Les points forts de la Roumanie résident dans sa position stratégique, son expérience de coopération avec les forces alliées et le développement d'une infrastructure duale (civile et militaire) qui permet une mobilité rapide des troupes de l'OTAN. Cependant, des vulnérabilités persistent : l'interopérabilité technologique avec les partenaires, les faibles stocks de munitions et d'équipements, ainsi que la nécessité d'une communication stratégique cohérente avec la population face à la désinformation. En situation de crise, la réaction de la société dépendrait du niveau de résilience et de la capacité des autorités à combattre la propagande et la panique informationnelle.

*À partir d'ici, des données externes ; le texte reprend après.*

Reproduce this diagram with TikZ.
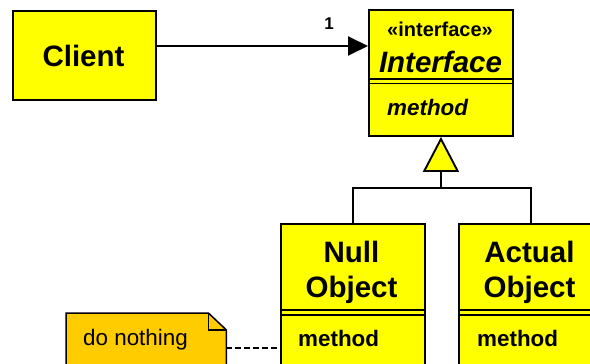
\documentclass[tikz,border=0pt]{standalone}
\usepackage{fontspec}
\setmainfont{Liberation Sans}
\usetikzlibrary{arrows.meta,calc}
\definecolor{uyel}{HTML}{FFFF00}
\definecolor{unote}{HTML}{FFCC00}
\begin{document}
\begin{tikzpicture}[x=1pt,y=-1pt,
  box/.style={draw=black, fill=uyel, line width=1.9pt, inner sep=0pt, anchor=north west},
  sepline/.style={line width=1.4pt},
  title/.style={font=\bfseries\fontsize{29.5}{30}\selectfont, inner sep=0pt, anchor=base},
  meth/.style={font=\bfseries\fontsize{22.4}{24}\selectfont, inner sep=0pt, anchor=base west},
  conn/.style={line width=1.9pt},
]
\useasboundingbox (0,0) rectangle (590,364);
\clip (0,0) rectangle (590,364);

% Client
\node[box, minimum width=143, minimum height=89] (client) at (12,10) {};
\node[title] (clientlbl) at (83.5,66.5) {Client};

% Interface
\node[box, minimum width=144, minimum height=126] (iface) at (368,9) {};
\draw[sepline] ($(iface.north west)+(0,70)$) -- ($(iface.north east)+(0,70)$);
\draw[sepline] ($(iface.north west)+(0,74.5)$) -- ($(iface.north east)+(0,74.5)$);
\node[font=\bfseries\fontsize{20}{22}\selectfont, inner sep=0pt, anchor=base] (stereo) at (440,36.5) {«interface»};
\node[title, font=\bfseries\itshape\fontsize{29.5}{30}\selectfont] (iname) at (440.5,72) {Interface};
\node[meth, font=\bfseries\itshape\fontsize{22.4}{24}\selectfont] (imeth) at (387,115) {method};

% association
\coordinate (ca) at ($(client.north east)+(0,36)$);
\draw[conn, -{Triangle[length=20pt,width=19pt]}] (ca) -- (iface.west |- ca);
\node[font=\bfseries\fontsize{17}{17}\selectfont, inner sep=0pt, anchor=base] (mult) at (329,29.5) {1};

% subclasses
\node[box, minimum width=144, minimum height=180] (null) at (280,223) {};
\node[box, minimum width=144, minimum height=180] (actual) at (458,223) {};
\foreach \bx in {null,actual}{
  \draw[sepline] ($(\bx.north west)+(0,87)$) -- ($(\bx.north east)+(0,87)$);
  \draw[sepline] ($(\bx.north west)+(0,92)$) -- ($(\bx.north east)+(0,92)$);
}
\node[title] (nulla) at (351.5,262) {Null};
\node[title] (nullb) at (351.5,297) {Object};
\node[meth] (nullm) at (298,346) {method};
\node[title] (acta) at (529.5,262) {Actual};
\node[title] (actb) at (529.5,297) {Object};
\node[meth] (actm) at (477,346) {method};

% generalization
\coordinate (j) at (iface.south |- 0,188);
\draw[conn] (null.north) |- (j) -| (actual.north);
\draw[conn, -{Triangle[length=35pt,width=36pt,fill=uyel]}] (j) -- (iface.south);

% note
\node[minimum width=160, minimum height=60, inner sep=0pt, anchor=north west] (note) at (66,313) {};
\filldraw[fill=unote, line width=1.5pt, line join=miter]
  (note.south west) -- (note.north west) -- ($(note.north east)+(-18,0)$)
  -- ($(note.north east)+(0,17)$) -- (note.south east);
\draw[line width=1.5pt] ($(note.north east)+(-18,0)$) -- ($(note.north east)+(-18,17)$) -- ($(note.north east)+(0,17)$);
\node[font=\fontsize{22.4}{24}\selectfont, inner sep=0pt, anchor=base west] (notetxt) at (83,345) {do nothing};
\coordinate (nd) at (note.east |- 0,348);
\draw[line width=1.5pt, dash pattern=on 6pt off 3pt] (nd) -- (null.west |- nd);
\end{tikzpicture}
\end{document}
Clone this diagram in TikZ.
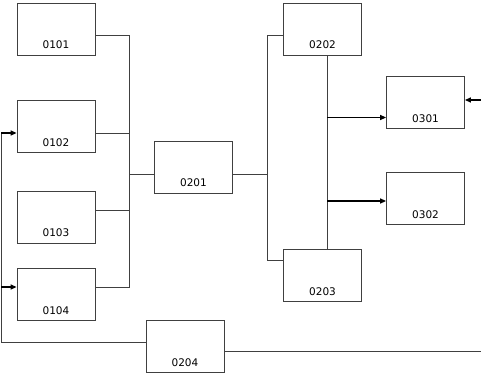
\documentclass[tikz,border=0pt]{standalone}
\usepackage{fontspec}
\setmainfont{DejaVu Sans}
\usetikzlibrary{arrows.meta}
\begin{document}
\begin{tikzpicture}[x=1pt, y=-1pt,
		box/.style={rectangle,draw=black!75,line width=0.8pt,minimum width=78pt,minimum height=52pt,
			text height=39pt,text depth=0pt,inner ysep=6.5pt,font=\fontsize{10.5}{12}\selectfont},
		wire/.style={draw=black!75,line width=0.8pt},
		feed/.style={draw=black,line width=1.3pt,-{Triangle[length=6pt,width=5pt]}}]
	\useasboundingbox (0,0) rectangle (481,377);

	% stage 01
	\node[box] (n0101) at (56,29.5) {0101};
	\node[box] (n0102) at (56,126.5) {0102};
	\node[box] (n0103) at (56,217) {0103};
	\node[box] (n0104) at (56,294.5) {0104};
	% stage 02
	\node[box] (n0201) at (193.5,167) {0201};
	\node[box] (n0202) at (322.5,29.5) {0202};
	\node[box] (n0203) at (322.5,275.5) {0203};
	\node[box] (n0204) at (185,346.5) {0204};
	% stage 03
	\node[box] (n0301) at (425.5,102.5) {0301};
	\node[box] (n0302) at (425.5,198.5) {0302};

	% junctions
	\coordinate (busA) at (129,174);
	\coordinate (busB) at (267,174);
	\coordinate (loopL) at (1,0);
	\coordinate (in0301) at (481,100);
	\coordinate (out0204) at (481,351.5);

	\coordinate (p0101) at ([yshift=-5.5pt]n0101.east);
	\coordinate (p0102) at ([yshift=-6.5pt]n0102.east);
	\coordinate (p0103) at ([yshift=7pt]n0103.east);
	\coordinate (p0104) at ([yshift=7.5pt]n0104.east);
	\coordinate (q0102) at ([yshift=-6.5pt]n0102.west);
	\coordinate (q0104) at ([yshift=7.5pt]n0104.west);
	\coordinate (q0202) at ([yshift=-5.5pt]n0202.west);
	\coordinate (q0203) at ([yshift=15.5pt]n0203.west);
	\coordinate (s0202) at ([xshift=4.5pt]n0202.south);
	\coordinate (s0203) at ([xshift=4.5pt]n0203.north);
	\coordinate (q0301) at ([yshift=-15pt]n0301.west);
	\coordinate (q0302) at ([yshift=-2.5pt]n0302.west);
	\coordinate (w0204) at ([yshift=4pt]n0204.west);
	\coordinate (e0204) at ([yshift=-5pt]n0204.east);

	\draw[wire] (p0101) -| (p0104 -| busA) -- (p0104);
	\draw[wire] (p0102) -- (p0102 -| busA);
	\draw[wire] (p0103) -- (p0103 -| busA);
	\draw[wire] (busA) -- (busA -| n0201.west);
	\draw[wire] (busA -| n0201.east) -- (busB);
	\draw[wire] (q0202) -| (q0203 -| busB) -- (q0203);
	\draw[wire] (s0202) -- (s0203);
	\draw[feed] (q0301 -| s0202) -- (q0301);
	\draw[feed] (q0302 -| s0202) -- (q0302);
	\draw[feed] (in0301) -- (in0301 -| n0301.east);
	\draw[wire] (w0204) -| (q0102 -| loopL);
	\draw[feed] (q0102 -| loopL) -- (q0102);
	\draw[feed] (q0104 -| loopL) -- (q0104);
	\draw[wire] (e0204) -- (out0204);
\end{tikzpicture}
\end{document}
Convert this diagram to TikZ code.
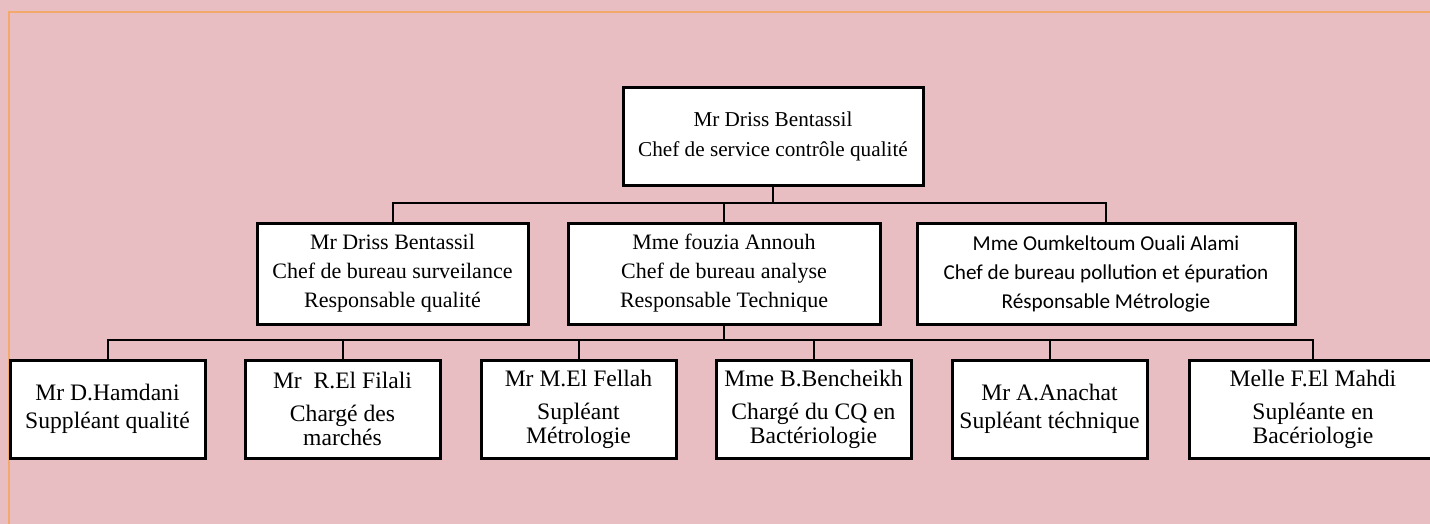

If Russia Wins / Wenn Russland gewinnt. Ein Szenario
Le volume de Carlo Masala est un essai-scenario concis (environ 120 pages) qui utilise l'analyse prospective pour tester la solidité de l'Article 5 de l'OTAN à travers un cas-limite : l'occupation de la ville de Narva en Estonie. Le livre propose un exercice de réflexion stratégique sur la facilité avec laquelle une alliance peut être ébranlée lorsque l'hésitation politique devient plus dangereuse que la confrontation militaire. Carlo Masala est professeur de politique internationale à l'Université Bundeswehr de Munich, co-animateur du podcast Sicherheitshalber et auteur de plusieurs volumes sur l'ordre international, la résilience et la défense européenne. Ses domaines d'expertise incluent les relations transatlantiques, la politique de sécurité européenne, la compétitivité stratégique mondiale et la guerre hybride.